Defunct pre-Confederation electoral district
- Legislature: Legislative Assembly of the Province of Canada
- District created: 1841
- District abolished: 1867
- First contested: 1841
- Last contested: 1863

= Cornwall (Province of Canada electoral district) =

Electoral district of former Province of Canada

Cornwall was an electoral district of the Legislative Assembly of the Parliament of the Province of Canada, in Canada West. It was based on the town of Cornwall, located on the north shore of the Saint Lawrence River. The electoral district was created in 1841, upon the establishment of the Province of Canada by the merger of Upper Canada and Lower Canada.

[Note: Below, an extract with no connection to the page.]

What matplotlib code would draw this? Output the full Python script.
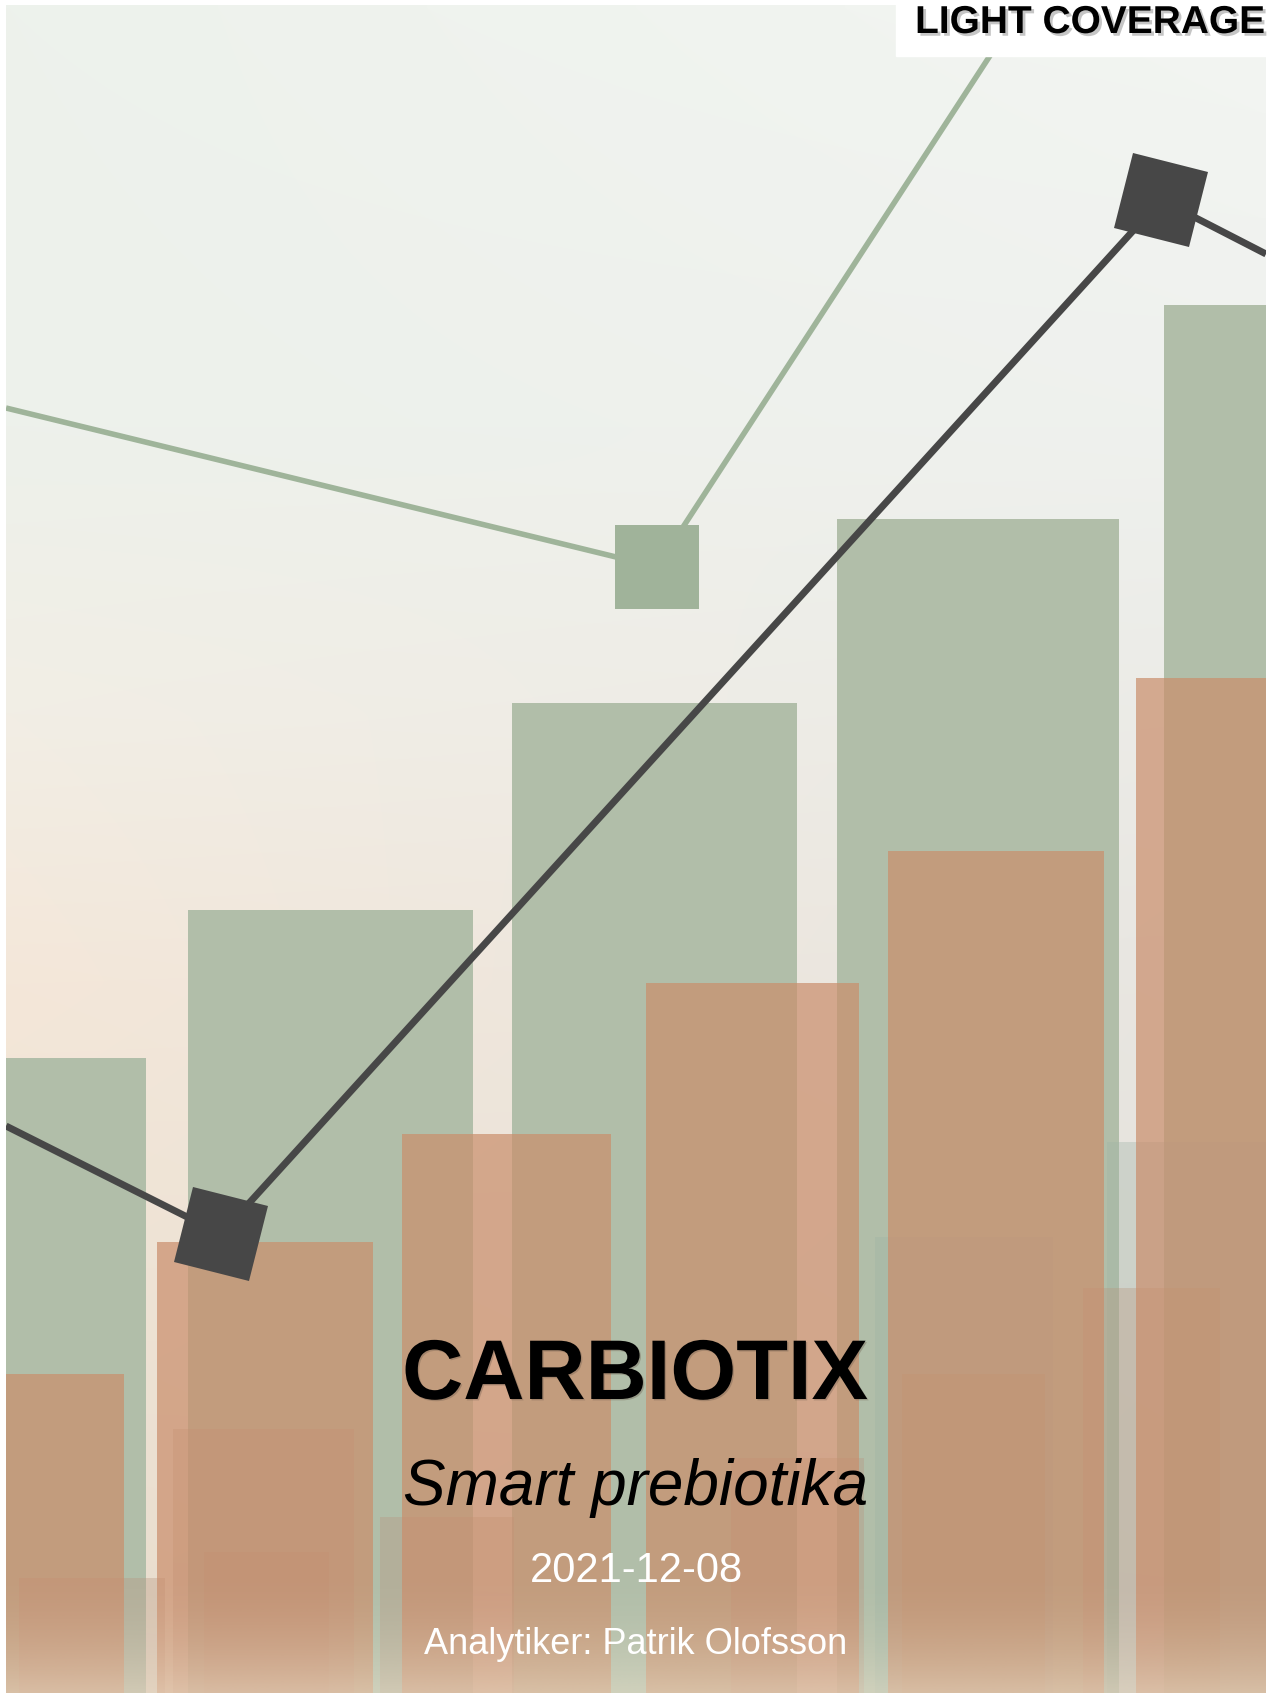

Cornwall was represented by one member in the Legislative Assembly. It was abolished in 1867, upon the creation of Canada and the province of Ontario.

== Boundaries ==

Cornwall electoral district was based largely on the municipal boundaries of the town of Cornwall, on the north shore of the Saint Lawrence River. It was located in Canada West (now the province of Ontario), close to the boundary with Canada East (now the province of Quebec).

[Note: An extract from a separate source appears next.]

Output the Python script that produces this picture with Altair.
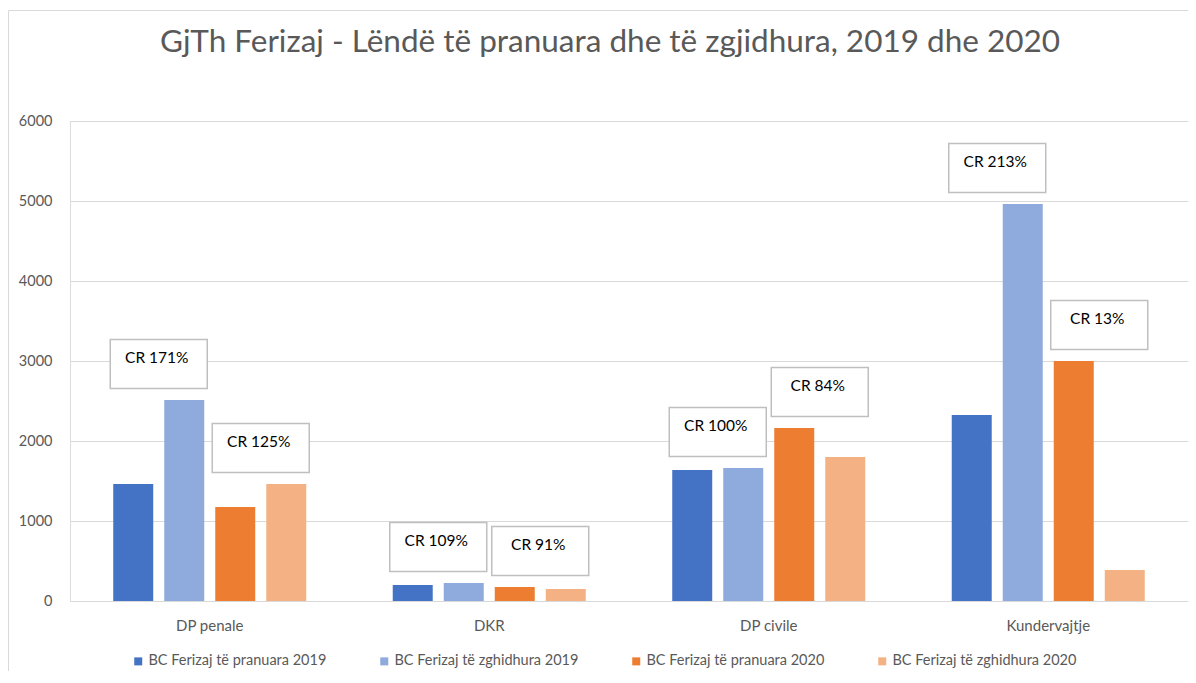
import altair as alt
import pandas as pd

categories = ["DP penale", "DKR", "DP civile", "Kundervajtje"]
series = [
    "BC Ferizaj të pranuara 2019",
    "BC Ferizaj të zghidhura 2019",
    "BC Ferizaj të pranuara 2020",
    "BC Ferizaj të zghidhura 2020",
]
pranuara_2019 = [1462, 200, 1637, 2325]
zgjidhura_2019 = [2512, 225, 1662, 4962]
pranuara_2020 = [1175, 175, 2162, 3000]
zgjidhura_2020 = [1462, 150, 1800, 387]
cr_2019 = ["CR 171%", "CR 109%", "CR 100%", "CR 213%"]
cr_2020 = ["CR 125%", "CR 91%", "CR 84%", "CR 13%"]
colors = ["#4472C4", "#8FAADC", "#ED7D31", "#F4B183"]

values_by_series = [pranuara_2019, zgjidhura_2019, pranuara_2020, zgjidhura_2020]
rows = []
for s, vals in zip(series, values_by_series):
    for c, v in zip(categories, vals):
        rows.append({"category": c, "series": s, "value": v})
bars_df = pd.DataFrame(rows)

ann_2019 = pd.DataFrame({
    "category": categories,
    "top": [max(a, b) for a, b in zip(pranuara_2019, zgjidhura_2019)],
    "label": cr_2019,
})
ann_2020 = pd.DataFrame({
    "category": categories,
    "top": [max(a, b) for a, b in zip(pranuara_2020, zgjidhura_2020)],
    "label": cr_2020,
})

FONT = "Lato"
GRAY = "#595959"

x_enc = alt.X(
    "category:N",
    sort=categories,
    scale=alt.Scale(paddingInner=0.27, paddingOuter=0.135),
    axis=alt.Axis(
        title=None, labelAngle=0, ticks=False, domain=False, grid=False,
        labelFont=FONT, labelFontSize=15, labelColor=GRAY, labelPadding=17,
    ),
)
y_enc = alt.Y(
    "value:Q",
    scale=alt.Scale(domain=[0, 6000], nice=False),
    axis=alt.Axis(
        title=None, values=[0, 1000, 2000, 3000, 4000, 5000, 6000], format="d",
        ticks=False, domain=False, grid=True, gridColor="#D9D9D9", gridWidth=1,
        labelFont=FONT, labelFontSize=14.5, labelColor=GRAY, labelPadding=18,
    ),
)

frame = alt.Chart(pd.DataFrame({"k": [0]})).mark_rect(
    fillOpacity=0, stroke="#D9D9D9", strokeWidth=1
).encode(
    x=alt.value(-61.5), x2=alt.value(1300),
    y=alt.value(-110.5), y2=alt.value(800),
)

bars = alt.Chart(bars_df).mark_bar().encode(
    x=x_enc,
    xOffset=alt.XOffset(
        "series:N", sort=series,
        scale=alt.Scale(paddingInner=0.216, paddingOuter=0.108),
    ),
    y=y_enc,
    color=alt.Color(
        "series:N", sort=series,
        scale=alt.Scale(domain=series, range=colors),
        legend=alt.Legend(
            title=None, orient="none", direction="horizontal",
            legendX=61, legendY=533,
            symbolType="square", symbolSize=64, symbolStrokeWidth=0,
            labelFont=FONT, labelFontSize=14.5, labelColor=GRAY,
            columnPadding=50, labelOffset=3, labelLimit=300,
        ),
    ),
)

BOX_PATH = "M-1,-0.505L1,-0.505L1,0.505L-1,0.505Z"
layers = [frame, bars]
for df, dx in [(ann_2019, -51), (ann_2020, 51)]:
    base = alt.Chart(df).encode(
        x=alt.X("category:N", sort=categories),
        y=alt.Y("top:Q"),
    )
    box = base.mark_point(
        shape=BOX_PATH, size=97 * 97, filled=True, fill="white",
        stroke="#BFBFBF", strokeWidth=1.5, opacity=1, fillOpacity=1,
        xOffset=dx, yOffset=-36,
    )
    txt = base.mark_text(
        font=FONT, fontSize=15.5, color="black",
        xOffset=dx - 2, yOffset=-42,
    ).encode(text="label:N")
    layers += [box, txt]

chart = alt.layer(*layers).properties(
    width=1118,
    height=480,
    title=alt.TitleParams(
        "GjTh Ferizaj - Lëndë të pranuara dhe të zgjidhura, 2019 dhe 2020",
        font=FONT, fontSize=31.5, fontWeight="normal", color=GRAY,
        anchor="middle", dx=-19, offset=-73, baseline="alphabetic",
    ),
    autosize=alt.AutoSizeParams(type="none"),
    padding={"left": 62, "top": 113, "right": 0, "bottom": 70},
).configure_view(stroke=None).configure(background="white")

chart.save("out.html", embed_options={"renderer": "svg", "actions": False})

The Union Act, 1840 had merged the two provinces of Upper Canada and Lower Canada into the Province of Canada, with a single Parliament. The separate parliaments of Upper Canada and Lower Canada were abolished. The Union Act provided that the town of Cornwall would constitute one electoral district in the Legislative Assembly of the new Parliament, but gave the Governor General of the Province of Canada the power to draw the boundaries for the electoral district.

The first Governor General of the Province of Canada, Lord Sydenham, issued a proclamation shortly after the formation of the Province of Canada in early 1841, establishing the boundaries for the electoral district:

The Town of Cornwall shall be bounded and limited as follows :—commencing at the south-west angle of the said Town, in the western limit of Cumberland-street, on the River Saint Lawrence; then north, sixteen degrees west, ninety-two chains, more or less, to the northern limit of Ninth-street; then north, seventy-four degrees east, eighty chains, more or less, to the eastern limit of Marlborough-street; then south sixteen degrees east, one hundred and six
chains, more or less, to the said River Saint Lawrence; then westerly along the waters of the said Saint Lawrence, to the place of beginning.

== Members of the Legislative Assembly ==

Cornwall was represented by one member in the Legislative Assembly. The following were the members for Cornwall.

| Parliament | Years | Member | Party |
|---|---|---|---|
| 1st Parliament 1841–1844 | 1841–1844 | Solomon Yeomans Chesley | Unionist; Compact Tory |

== Abolition ==

The district was abolished on July 1, 1867, when the British North America Act, 1867 came into force, creating Canada and splitting the Province of Canada into Quebec and Ontario. It was succeeded by electoral districts of the same name in the House of Commons of Canada and the Legislative Assembly of Ontario.